# Airports losing service



## west point (May 15, 2022)

Wilmington Dl losing all service. First state to lose all service.
No flights to Delaware: The First State becomes the only state without commercial air service (msn.com)


----------



## AmtrakBlue (May 15, 2022)

west point said:


> Wilmington Dl losing all service. First state to lose all service.
> No flights to Delaware: The First State becomes the only state without commercial air service (msn.com)

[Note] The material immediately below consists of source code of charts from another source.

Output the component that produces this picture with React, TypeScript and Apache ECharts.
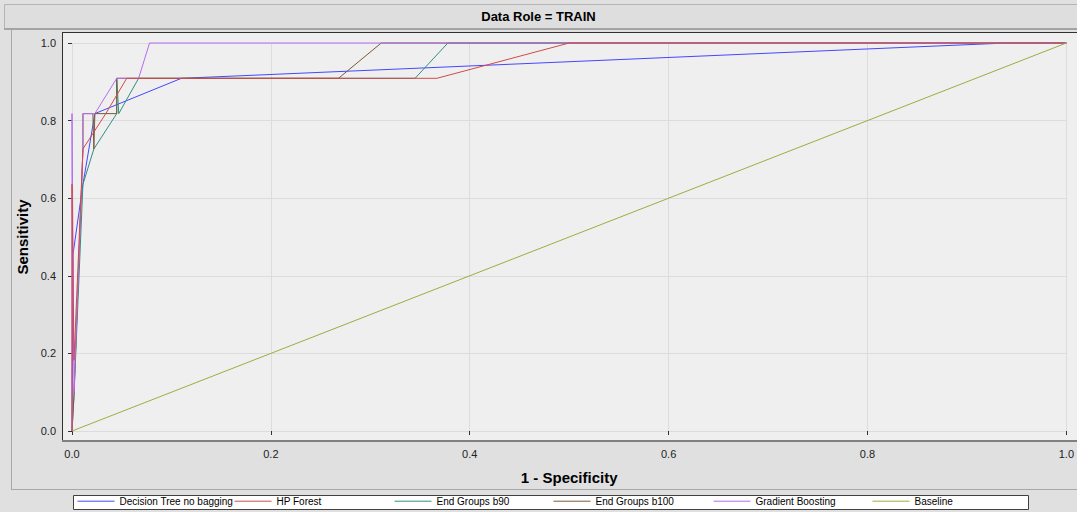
import React, { useEffect, useRef } from "react";
import * as echarts from "echarts";

// ROC curves: [1 - specificity, sensitivity]
const seriesNames = [
  "Decision Tree no bagging",
  "HP Forest",
  "End Groups b90",
  "End Groups b100",
  "Gradient Boosting",
  "Baseline",
];

const seriesColors = ["#4646ff", "#d04a4a", "#2f8f80", "#7a5a36", "#b46cf0", "#a2aa3e"];
// stacking order of the curves (higher is drawn on top)
const seriesZ = [2, 6, 3, 4, 5, 7];

const decisionTree = [
  [0, 0], [0.001, 0.455], [0.011, 0.636], [0.023, 0.818], [0.11, 0.909], [0.94, 1.0], [1, 1],
];
const hpForest = [
  [0, 0], [0, 0.636], [0.002, 0.182], [0.011, 0.727], [0.034, 0.818], [0.055, 0.909],
  [0.367, 0.909], [0.5, 1.0], [1, 1],
];
const endGroupsB90 = [
  [0, 0], [0.002, 0.091], [0.011, 0.636], [0.022, 0.727], [0.045, 0.818], [0.045, 0.909],
  [0.047, 0.818], [0.067, 0.909], [0.345, 0.909], [0.378, 1.0], [1, 1],
];
const endGroupsB100 = [
  [0, 0], [0.002, 0.091], [0.011, 0.727], [0.011, 0.818], [0.021, 0.818], [0.022, 0.727],
  [0.023, 0.818], [0.045, 0.818], [0.045, 0.909], [0.268, 0.909], [0.311, 1.0], [1, 1],
];
const gradientBoosting = [
  [0, 0], [0, 0.818], [0.002, 0.1], [0.011, 0.727], [0.011, 0.818], [0.023, 0.818],
  [0.045, 0.909], [0.067, 0.909], [0.078, 1.0], [1, 1],
];
const baseline = [
  [0, 0], [1, 1],
];

const seriesData = [decisionTree, hpForest, endGroupsB90, endGroupsB100, gradientBoosting, baseline];

const axisTicks = { min: 0, max: 1, interval: 0.2 };
const legendLefts = [77, 234, 394, 553, 713, 872];

const FONT = "Arial, 'Liberation Sans', sans-serif";

export default function App() {
  const ref = useRef<HTMLDivElement>(null);

  useEffect(() => {
    if (!ref.current) return;
    const chart = echarts.init(ref.current, null, { renderer: "svg" });

    const tickLabel = {
      fontSize: 11,
      color: "#222",
      fontFamily: FONT,
      formatter: (v: number) => v.toFixed(1),
    };

    chart.setOption({
      animation: false,
      backgroundColor: "#e0e0e0",
      title: {
        text: "Data Role = TRAIN",
        left: "center",
        top: 10,
        padding: 0,
        textStyle: { fontSize: 13, fontWeight: "bold", color: "#000", fontFamily: FONT },
      },
      graphic: [
        // title band
        { type: "rect", z: -20, shape: { x: 4.5, y: 4.5, width: 1080, height: 24 }, style: { fill: "#dedede", stroke: "#b4b4b4", lineWidth: 1 } },
        { type: "line", z: -19, shape: { x1: 4, y1: 29, x2: 1077, y2: 29 }, style: { stroke: "#a4a4a4", lineWidth: 2 } },
        // panel border
        { type: "line", z: -19, shape: { x1: 11.5, y1: 30, x2: 11.5, y2: 489 }, style: { stroke: "#a8a8a8", lineWidth: 1 } },
        { type: "line", z: -19, shape: { x1: 11, y1: 489.5, x2: 1077, y2: 489.5 }, style: { stroke: "#a8a8a8", lineWidth: 1 } },
        // plot background
        { type: "rect", z: -10, shape: { x: 62, y: 32, width: 1015, height: 408 }, style: { fill: "#efefef" } },
        // plot frame
        { type: "line", z: 10, shape: { x1: 62, y1: 32.5, x2: 1077, y2: 32.5 }, style: { stroke: "#303030", lineWidth: 1 } },
        { type: "line", z: 10, shape: { x1: 62.5, y1: 32, x2: 62.5, y2: 441 }, style: { stroke: "#303030", lineWidth: 1 } },
        { type: "line", z: 10, shape: { x1: 62, y1: 441, x2: 1077, y2: 441 }, style: { stroke: "#808080", lineWidth: 2 } },
        // legend box
        { type: "rect", z: 0, shape: { x: 73.5, y: 495.5, width: 955, height: 14 }, style: { fill: "#ffffff", stroke: "#404040", lineWidth: 1 } },
      ],
      legend: seriesNames.map((name, i) => ({
        data: [name],
        left: legendLefts[i],
        top: 496,
        padding: 0,
        itemWidth: 37,
        itemHeight: 13,
        itemGap: 0,
        selectedMode: false,
        itemStyle: { opacity: 0 },
        lineStyle: { width: 1 },
        textStyle: { fontSize: 10, color: "#000", fontFamily: FONT },
      })),
      grid: { left: 72, right: 7, top: 43, bottom: 81, containLabel: false },
      xAxis: {
        type: "value",
        ...axisTicks,
        offset: 9,
        axisLine: { show: false },
        axisTick: { show: true, length: 4, lineStyle: { color: "#333" } },
        axisLabel: { ...tickLabel, margin: 8 },
        splitLine: { show: true, lineStyle: { color: "#dcdcdc", width: 1 } },
        name: "1 - Specificity",
        nameLocation: "middle",
        nameGap: 30,
        nameTextStyle: { fontSize: 15, fontWeight: "bold", color: "#000", fontFamily: FONT },
      },
      yAxis: {
        type: "value",
        ...axisTicks,
        offset: 10,
        axisLine: { show: false },
        axisTick: { show: true, length: 4, lineStyle: { color: "#333" } },
        axisLabel: { ...tickLabel, margin: 6 },
        splitLine: { show: true, lineStyle: { color: "#dcdcdc", width: 1 } },
        name: "Sensitivity",
        nameLocation: "middle",
        nameGap: 28,
        nameTextStyle: { fontSize: 15, fontWeight: "bold", color: "#000", fontFamily: FONT },
      },
      series: seriesNames.map((name, i) => ({
        name,
        type: "line",
        data: seriesData[i],
        symbol: "none",
        clip: false,
        z: seriesZ[i],
        color: seriesColors[i],
        lineStyle: { width: 1, color: seriesColors[i] },
      })),
    });

    return () => chart.dispose();
  }, []);

  return (
    <div
      ref={ref}
      style={{ position: "fixed", left: 0, top: 0, width: 1077, height: 512 }}
    />
  );
}
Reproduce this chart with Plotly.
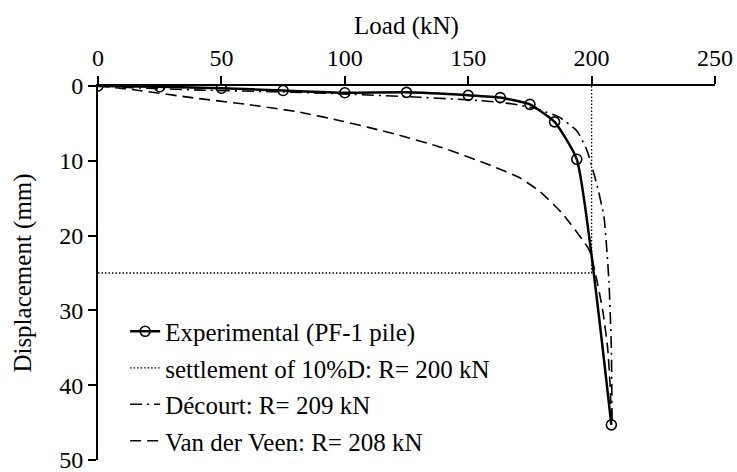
import plotly.graph_objects as go

# Experimental (PF-1 pile)
exp_load = [0, 25, 50, 75, 100, 125, 150, 163, 175, 185, 194, 208]
exp_disp = [0, 0.1, 0.3, 0.6, 0.9, 0.85, 1.25, 1.55, 2.45, 4.8, 9.8, 45.3]

# Décourt extrapolation (R = 209 kN)
dec_load = [0, 20, 42, 70, 95, 130, 155, 168, 178, 187, 194, 198, 202, 205, 207, 208, 208.3]
dec_disp = [0, 0.3, 0.55, 0.75, 1.0, 1.5, 1.95, 2.4, 3.1, 4.2, 6.0, 8.5, 13.0, 17.5, 26.0, 35.0, 45.0]

# Van der Veen extrapolation (R = 208 kN)
vdv_load = [0, 12, 39, 60, 80, 99, 120, 139, 159, 171, 179, 188, 199, 201.5, 204.5, 206.5, 207.5, 208]
vdv_disp = [0, 0.4, 1.6, 2.45, 3.4, 4.7, 6.4, 8.2, 10.6, 12.3, 14.1, 17.0, 21.9, 25.0, 30.0, 35.0, 40.0, 45.0]

# Settlement of 10% D criterion
crit_load = [0, 200, 200]
crit_disp = [25, 25, 0]

x_ticks = [0, 50, 100, 150, 200, 250]
y_ticks = [0, 10, 20, 30, 40, 50]

FONT = "'Liberation Serif', 'Times New Roman', Times, serif"

fig = go.Figure()
fig.add_trace(go.Scatter(
    x=exp_load, y=exp_disp, mode="lines+markers", name="Experimental (PF-1 pile)",
    line=dict(color="black", width=2.5, shape="spline", smoothing=0.45),
    marker=dict(symbol="circle-open", size=10, color="black", line=dict(width=1.6)),
    legendgroup="a"))
fig.add_trace(go.Scatter(
    x=crit_load, y=crit_disp, mode="lines", name="settlement of 10%D: R= 200 kN",
    line=dict(color="black", width=1.3, dash="1.5px,2px"), legendgroup="b"))
fig.add_trace(go.Scatter(
    x=dec_load, y=dec_disp, mode="lines", name="Décourt: R= 209 kN",
    line=dict(color="black", width=1.6, dash="12px,5px,2px,5px", shape="spline", smoothing=0.5),
    legendgroup="c"))
fig.add_trace(go.Scatter(
    x=vdv_load, y=vdv_disp, mode="lines", name="Van der Veen: R= 208 kN",
    line=dict(color="black", width=1.6, dash="11px,6px", shape="spline", smoothing=0.5),
    legendgroup="d"))

fig.update_layout(
    width=737, height=472,
    margin=dict(l=98, r=22, t=86, b=12, autoexpand=False),
    paper_bgcolor="white", plot_bgcolor="white",
    font=dict(family=FONT, size=24, color="black"),
    showlegend=True,
    legend=dict(x=0.044, y=0.405, xanchor="left", yanchor="top",
                font=dict(family=FONT, size=25, color="black"),
                bgcolor="rgba(0,0,0,0)", tracegroupgap=1, itemwidth=30),
    xaxis=dict(
        side="top", range=[0, 250], tickvals=x_ticks, ticktext=[str(v) for v in x_ticks],
        showgrid=False, zeroline=False, showline=True, linecolor="black", linewidth=2,
        ticks="outside", ticklen=8, tickwidth=2, tickcolor="black", automargin=False,
        ticklabeloverflow="allow",
        title=dict(text="Load (kN)", font=dict(size=25, color="black"), standoff=4),
        tickfont=dict(size=24, color="black")),
    yaxis=dict(
        range=[50, 0], tickvals=y_ticks, ticktext=[str(v) for v in y_ticks],
        showgrid=False, zeroline=False, showline=True, linecolor="black", linewidth=2,
        ticks="outside", ticklen=8, tickwidth=2, tickcolor="black", automargin=False,
        ticklabeloverflow="allow",
        title=dict(text="Displacement (mm)", font=dict(size=25, color="black"), standoff=20),
        tickfont=dict(size=24, color="black")),
)

fig.write_html("out.html", config={"displayModeBar": False},
               post_script="document.body.style.margin='0';")
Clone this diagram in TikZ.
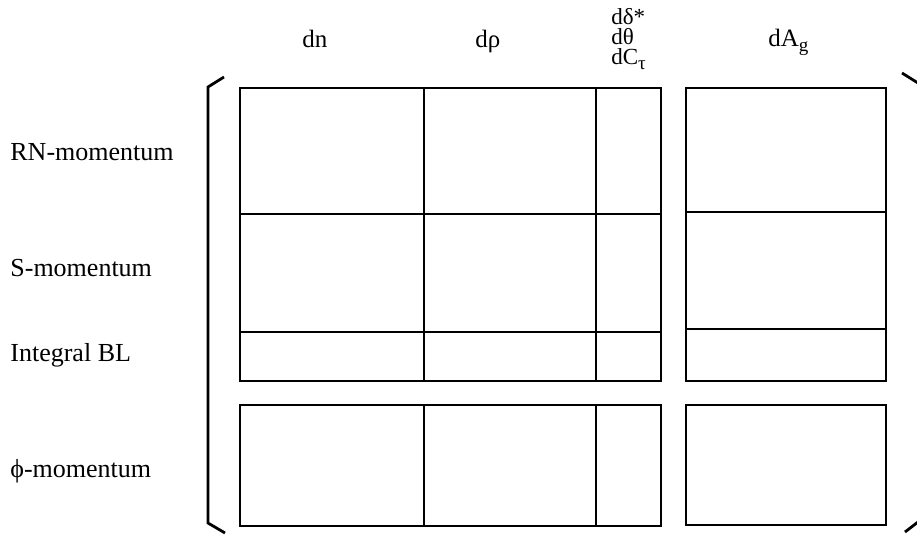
\documentclass[tikz,border=0pt]{standalone}
\usepackage{fontspec}
\setmainfont{Liberation Serif}
\usetikzlibrary{positioning,calc}
\newcommand{\lowsub}[1]{\raisebox{-0.4ex}{\fontsize{9.5}{10}\selectfont #1}}
\tikzset{
  blockframe/.style={draw=black,line width=1.3pt},
  blockrule/.style={draw=black,line width=0.55pt},
  bracketline/.style={draw=black,line width=1.4pt},
  rowlabel/.style={anchor=base west,inner sep=0pt,font=\fontsize{13}{15}\selectfont},
  collabel/.style={anchor=base west,inner sep=0pt,font=\fontsize{12.5}{15}\selectfont},
  stacklabel/.style={anchor=base west,inner sep=0pt,font=\fontsize{11.5}{12}\selectfont}
}
\begin{document}
\begin{tikzpicture}[x=0.5pt,y=-0.5pt]
  \useasboundingbox (0,0) rectangle (917,535);
  % block corners
  \coordinate (upperNW) at (240,88);
  \coordinate (upperSE) at (661,381);
  \coordinate (agUpNW) at (686,88);
  \coordinate (agUpSE) at (886,381);
  \coordinate (lowerNW) at (240,405);
  \coordinate (lowerSE) at (661,526);
  \coordinate (agLowNW) at (686,405);
  \coordinate (agLowSE) at (886,525);

  % column headers
  \node[collabel] (dn) at (302,48) {dn};
  \node[collabel] (drho) at (475,48) {dρ};
  \node[stacklabel] (dstar) at (611,25) {dδ*};
  \node[stacklabel] (dtheta) at (611,45) {dθ};
  \node[stacklabel] (dctau) at (611,65) {dC\lowsub{τ}};
  \node[collabel] (dag) at (768,47) {dA\lowsub{g}};

  % row labels
  \node[rowlabel] (rn) at (10,161) {RN-momentum};
  \node[rowlabel] (smom) at (10,277) {S-momentum};
  \node[rowlabel] (ibl) at (10,361) {Integral BL};
  \node[rowlabel] (phimom) at (10,477) {ϕ-momentum};

  % inner rules
  \foreach \xx in {424,596}{
    \draw[blockrule] (\xx,88) -- (\xx,381);
    \draw[blockrule] (\xx,405) -- (\xx,526);
  }
  \draw[blockrule] (240,214) -- (661,214);
  \draw[blockrule] (240,332) -- (661,332);
  \draw[blockrule] (686,212) -- (886,212);
  \draw[blockrule] (686,329) -- (886,329);

  % frames
  \draw[blockframe] (upperNW) rectangle (upperSE);
  \draw[blockframe] (agUpNW) rectangle (agUpSE);
  \draw[blockframe] (lowerNW) rectangle (lowerSE);
  \draw[blockframe] (agLowNW) rectangle (agLowSE);

  % brackets
  \draw[bracketline] (224,77) -- (208,87) -- (208,523) -- (225,533);
  \draw[bracketline] (902,73) -- (918,83);
  \draw[bracketline] (905,532) -- (918,522);
\end{tikzpicture}
\end{document}
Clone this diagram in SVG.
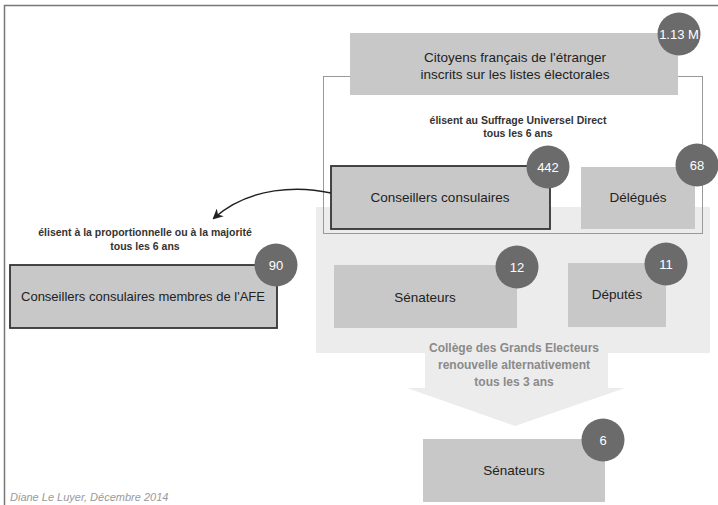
<svg xmlns="http://www.w3.org/2000/svg" width="718" height="505" viewBox="0 0 718 505">
<style>
text{font-family:"Liberation Sans",Arial,sans-serif;fill:#222;}
.box{fill:#c8c8c8;}
.boxb{fill:#c8c8c8;stroke:#333;stroke-width:1.8;}
.badge{fill:#6b6b6b;}
.bt{fill:#fff;font-size:13px;text-anchor:middle;}
.lbl{font-size:13.5px;text-anchor:middle;}
.sm{font-size:10.5px;text-anchor:middle;font-weight:bold;fill:#333;}
.col{font-size:12px;text-anchor:middle;font-weight:bold;fill:#8a8a8a;}
</style>
<defs>
<marker id="ah" viewBox="0 0 10 10" refX="8" refY="5" markerWidth="7" markerHeight="7" orient="auto-start-reverse">
<path d="M0,0 L10,5 L0,10 L3,5 z" fill="#222"/>
</marker>
</defs>
<rect width="718" height="505" fill="#fff"/>
<path d="M4.5,505 V5.5 H718" fill="none" stroke="#777" stroke-width="1.5"/>
<g id="college">
<rect x="316" y="207" width="394" height="146" fill="#ececec"/>
<path d="M425,353 H608 V388 H625 L515,426 L407,388 H425 z" fill="#ececec"/>
<text class="col" x="514" y="352">Collège des Grands Electeurs</text>
<text class="col" x="514" y="369">renouvelle alternativement</text>
<text class="col" x="514" y="386">tous les 3 ans</text>
</g>
<g id="scrutin-frame">
<rect x="323.5" y="76.5" width="379" height="157" fill="none" stroke="#999" stroke-width="1"/>
<text class="sm" x="518" y="124">élisent au Suffrage Universel Direct</text>
<text class="sm" x="518" y="137">tous les 6 ans</text>
</g>
<g id="citoyens">
<rect class="box" x="350" y="33" width="328" height="62"/>
<text class="lbl" x="515" y="62">Citoyens français de l'étranger</text>
<text class="lbl" x="515" y="79">inscrits sur les listes électorales</text>
<circle class="badge" cx="679" cy="34" r="21.5"/>
<text class="bt" x="679" y="39">1.13 M</text>
</g>
<g id="conseillers">
<rect class="boxb" x="331" y="166" width="219" height="63"/>
<text class="lbl" x="440" y="202">Conseillers consulaires</text>
<circle class="badge" cx="548" cy="167" r="21.5"/>
<text class="bt" x="548" y="172">442</text>
</g>
<g id="delegues">
<rect class="box" x="581" y="167" width="114" height="62"/>
<text class="lbl" x="638" y="202">Délégués</text>
<circle class="badge" cx="697" cy="165" r="21.5"/>
<text class="bt" x="697" y="170">68</text>
</g>
<g id="senateurs12">
<rect class="box" x="334" y="265" width="183" height="63"/>
<text class="lbl" x="425" y="302">Sénateurs</text>
<circle class="badge" cx="517" cy="267" r="21.5"/>
<text class="bt" x="517" y="272">12</text>
</g>
<g id="deputes">
<rect class="box" x="568" y="263" width="98" height="64"/>
<text class="lbl" x="617" y="299">Députés</text>
<circle class="badge" cx="666" cy="264" r="21.5"/>
<text class="bt" x="666" y="269">11</text>
</g>
<g id="senateurs6">
<rect class="box" x="423" y="439" width="182" height="63"/>
<text class="lbl" x="514" y="475">Sénateurs</text>
<circle class="badge" cx="603" cy="440" r="21.5"/>
<text class="bt" x="603" y="445">6</text>
</g>
<g id="afe">
<rect class="boxb" x="10" y="265" width="267" height="63"/>
<text class="lbl" x="143" y="301" textLength="244" lengthAdjust="spacingAndGlyphs">Conseillers consulaires membres de l'AFE</text>
<circle class="badge" cx="276" cy="265" r="21.5"/>
<text class="bt" x="276" y="270">90</text>
</g>
<g id="connectors">
<path d="M331,193 C300,186 250,186 214,218" fill="none" stroke="#222" stroke-width="1.5" marker-end="url(#ah)"/>
<text class="sm" x="145" y="236">élisent à la proportionnelle ou à la majorité</text>
<text class="sm" x="145" y="250">tous les 6 ans</text>
</g>
<text x="10" y="501" font-size="11" font-style="italic" style="fill:#9a9a9a">Diane Le Luyer, Décembre 2014</text>
</svg>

Not the first time and won’t be the last time.


----------



## gswager (May 15, 2022)

Blame on shortage of pilots in regional airlines. My local city lost 2 out of 3 scheduled flights and other airline discontinued it.


----------



## Dakota 400 (May 15, 2022)

Many will disagree, but, when airlines were regulated, flying was much more enjoyable with better service provided by the airlines. Those of us who live in small markets were considerably better served. Given my tax dollars support air transportation, where's the equity? A traveler whose home airport is ATL is receiving better flying options than I have from DAY. Their tax dollars to provide air service are more important than mine? 

Airline deregulation is an example of the "rich getting richer" for the airlines and for those who use such markets. That has not helped to improve the service for those of us who are on the "poorer end of the Bell Curve" with regard to service.


----------